GOAL :: Spot each line in the records below where the word "that" occurs, then copy it.

=== EXTRACTED INFORMATION ===

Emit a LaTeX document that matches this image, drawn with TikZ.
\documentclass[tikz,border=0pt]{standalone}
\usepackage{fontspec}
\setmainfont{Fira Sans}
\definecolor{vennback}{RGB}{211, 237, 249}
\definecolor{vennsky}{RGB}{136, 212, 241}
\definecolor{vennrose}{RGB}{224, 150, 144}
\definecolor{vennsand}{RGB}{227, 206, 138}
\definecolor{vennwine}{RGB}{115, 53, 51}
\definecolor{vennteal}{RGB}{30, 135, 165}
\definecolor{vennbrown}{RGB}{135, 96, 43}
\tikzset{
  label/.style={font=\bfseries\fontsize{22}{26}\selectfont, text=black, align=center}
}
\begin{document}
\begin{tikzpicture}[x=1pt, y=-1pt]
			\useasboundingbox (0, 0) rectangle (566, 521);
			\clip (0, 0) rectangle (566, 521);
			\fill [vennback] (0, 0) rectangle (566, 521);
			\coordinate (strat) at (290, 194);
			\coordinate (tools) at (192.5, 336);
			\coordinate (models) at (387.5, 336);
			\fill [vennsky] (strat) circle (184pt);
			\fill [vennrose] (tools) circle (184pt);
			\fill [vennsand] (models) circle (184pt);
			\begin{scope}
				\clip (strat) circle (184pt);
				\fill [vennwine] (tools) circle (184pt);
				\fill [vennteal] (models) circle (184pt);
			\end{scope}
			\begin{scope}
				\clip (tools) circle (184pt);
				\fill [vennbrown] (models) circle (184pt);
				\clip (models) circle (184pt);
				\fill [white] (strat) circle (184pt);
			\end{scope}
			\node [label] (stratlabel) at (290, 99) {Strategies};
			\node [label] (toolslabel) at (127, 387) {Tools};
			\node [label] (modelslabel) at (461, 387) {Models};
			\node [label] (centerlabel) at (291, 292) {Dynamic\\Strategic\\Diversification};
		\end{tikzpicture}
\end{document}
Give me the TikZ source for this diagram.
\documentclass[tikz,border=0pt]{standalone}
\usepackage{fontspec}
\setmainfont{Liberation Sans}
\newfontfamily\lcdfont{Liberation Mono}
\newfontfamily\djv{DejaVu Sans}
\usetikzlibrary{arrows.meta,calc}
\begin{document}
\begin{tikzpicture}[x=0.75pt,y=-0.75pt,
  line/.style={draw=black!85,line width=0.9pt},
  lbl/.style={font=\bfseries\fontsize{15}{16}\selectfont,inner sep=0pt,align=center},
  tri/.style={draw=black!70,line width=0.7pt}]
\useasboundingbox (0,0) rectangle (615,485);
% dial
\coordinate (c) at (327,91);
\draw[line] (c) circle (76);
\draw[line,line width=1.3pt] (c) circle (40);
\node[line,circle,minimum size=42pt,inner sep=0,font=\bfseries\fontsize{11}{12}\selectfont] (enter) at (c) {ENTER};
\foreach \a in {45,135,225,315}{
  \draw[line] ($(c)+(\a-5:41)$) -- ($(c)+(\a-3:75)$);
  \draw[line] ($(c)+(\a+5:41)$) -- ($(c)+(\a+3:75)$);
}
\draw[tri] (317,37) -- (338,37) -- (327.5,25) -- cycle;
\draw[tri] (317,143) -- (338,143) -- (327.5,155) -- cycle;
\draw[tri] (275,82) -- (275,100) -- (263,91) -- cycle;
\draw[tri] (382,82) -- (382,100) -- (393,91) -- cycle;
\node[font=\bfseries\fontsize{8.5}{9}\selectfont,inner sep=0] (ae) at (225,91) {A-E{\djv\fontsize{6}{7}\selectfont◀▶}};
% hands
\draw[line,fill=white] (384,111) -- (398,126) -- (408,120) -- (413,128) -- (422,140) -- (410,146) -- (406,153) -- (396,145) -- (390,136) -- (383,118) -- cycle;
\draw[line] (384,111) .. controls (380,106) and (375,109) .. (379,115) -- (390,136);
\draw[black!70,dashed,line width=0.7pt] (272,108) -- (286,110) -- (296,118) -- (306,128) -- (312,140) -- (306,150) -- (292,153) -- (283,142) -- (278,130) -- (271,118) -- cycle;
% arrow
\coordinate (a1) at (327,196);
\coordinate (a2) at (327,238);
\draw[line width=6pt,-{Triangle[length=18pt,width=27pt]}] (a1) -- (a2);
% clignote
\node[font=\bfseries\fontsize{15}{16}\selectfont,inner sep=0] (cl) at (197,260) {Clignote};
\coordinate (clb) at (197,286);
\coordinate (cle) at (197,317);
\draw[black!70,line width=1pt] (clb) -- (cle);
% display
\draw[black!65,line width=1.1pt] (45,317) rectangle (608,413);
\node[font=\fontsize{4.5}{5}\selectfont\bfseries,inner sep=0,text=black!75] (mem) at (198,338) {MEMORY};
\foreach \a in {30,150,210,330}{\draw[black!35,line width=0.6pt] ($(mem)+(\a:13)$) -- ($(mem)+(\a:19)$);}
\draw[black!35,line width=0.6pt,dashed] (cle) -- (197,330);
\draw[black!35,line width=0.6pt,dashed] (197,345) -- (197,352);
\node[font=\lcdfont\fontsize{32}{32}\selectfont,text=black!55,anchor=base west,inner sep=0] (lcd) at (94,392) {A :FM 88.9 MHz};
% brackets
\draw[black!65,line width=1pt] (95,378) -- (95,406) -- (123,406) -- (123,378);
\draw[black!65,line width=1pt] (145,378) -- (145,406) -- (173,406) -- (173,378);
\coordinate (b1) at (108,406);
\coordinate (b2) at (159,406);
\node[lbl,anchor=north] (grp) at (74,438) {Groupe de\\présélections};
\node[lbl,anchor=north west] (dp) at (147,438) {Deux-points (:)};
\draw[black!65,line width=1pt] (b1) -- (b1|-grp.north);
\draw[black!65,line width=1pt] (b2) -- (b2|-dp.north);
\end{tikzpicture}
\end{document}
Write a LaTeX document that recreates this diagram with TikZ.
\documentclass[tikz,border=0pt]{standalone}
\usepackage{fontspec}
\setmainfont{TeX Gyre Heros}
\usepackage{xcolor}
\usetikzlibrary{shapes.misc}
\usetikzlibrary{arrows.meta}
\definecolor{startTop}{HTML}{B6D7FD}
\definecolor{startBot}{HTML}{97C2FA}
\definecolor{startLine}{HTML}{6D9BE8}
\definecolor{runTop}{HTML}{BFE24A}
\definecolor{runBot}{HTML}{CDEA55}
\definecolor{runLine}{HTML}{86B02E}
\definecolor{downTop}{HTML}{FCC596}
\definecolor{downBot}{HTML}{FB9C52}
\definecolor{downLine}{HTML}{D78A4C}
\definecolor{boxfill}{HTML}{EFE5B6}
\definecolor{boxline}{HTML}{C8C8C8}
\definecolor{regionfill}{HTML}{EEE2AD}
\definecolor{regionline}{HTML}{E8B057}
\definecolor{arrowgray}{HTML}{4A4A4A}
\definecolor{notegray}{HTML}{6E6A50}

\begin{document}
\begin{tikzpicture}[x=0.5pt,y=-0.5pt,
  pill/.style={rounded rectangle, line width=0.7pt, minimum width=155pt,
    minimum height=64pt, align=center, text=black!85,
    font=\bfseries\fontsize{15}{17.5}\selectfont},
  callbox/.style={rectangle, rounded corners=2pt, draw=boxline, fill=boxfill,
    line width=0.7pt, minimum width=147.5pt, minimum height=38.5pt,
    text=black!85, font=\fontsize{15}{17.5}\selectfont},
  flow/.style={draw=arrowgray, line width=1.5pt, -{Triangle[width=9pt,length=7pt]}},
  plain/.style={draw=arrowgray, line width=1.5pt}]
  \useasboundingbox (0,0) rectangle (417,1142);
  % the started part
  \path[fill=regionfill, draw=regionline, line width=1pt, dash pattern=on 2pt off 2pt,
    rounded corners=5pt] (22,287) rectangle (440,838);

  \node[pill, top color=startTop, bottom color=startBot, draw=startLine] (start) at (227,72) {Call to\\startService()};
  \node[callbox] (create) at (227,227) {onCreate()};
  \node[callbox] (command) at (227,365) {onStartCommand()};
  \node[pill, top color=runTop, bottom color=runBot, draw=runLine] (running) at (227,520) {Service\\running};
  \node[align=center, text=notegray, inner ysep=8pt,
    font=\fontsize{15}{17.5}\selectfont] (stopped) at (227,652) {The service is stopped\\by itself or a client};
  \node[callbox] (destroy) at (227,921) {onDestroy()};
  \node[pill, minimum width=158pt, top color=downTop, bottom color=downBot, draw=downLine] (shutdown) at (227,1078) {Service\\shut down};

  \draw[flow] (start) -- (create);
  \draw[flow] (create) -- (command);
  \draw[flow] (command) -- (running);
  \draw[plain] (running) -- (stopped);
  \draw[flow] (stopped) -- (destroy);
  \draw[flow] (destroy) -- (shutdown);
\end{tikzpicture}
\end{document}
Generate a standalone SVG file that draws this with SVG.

===

OUTPUT FOR THIS TASK ::
Emit a LaTeX document that matches this image, drawn with TikZ.
Write a LaTeX document that recreates this diagram with TikZ.
Generate a standalone SVG file that draws this with SVG.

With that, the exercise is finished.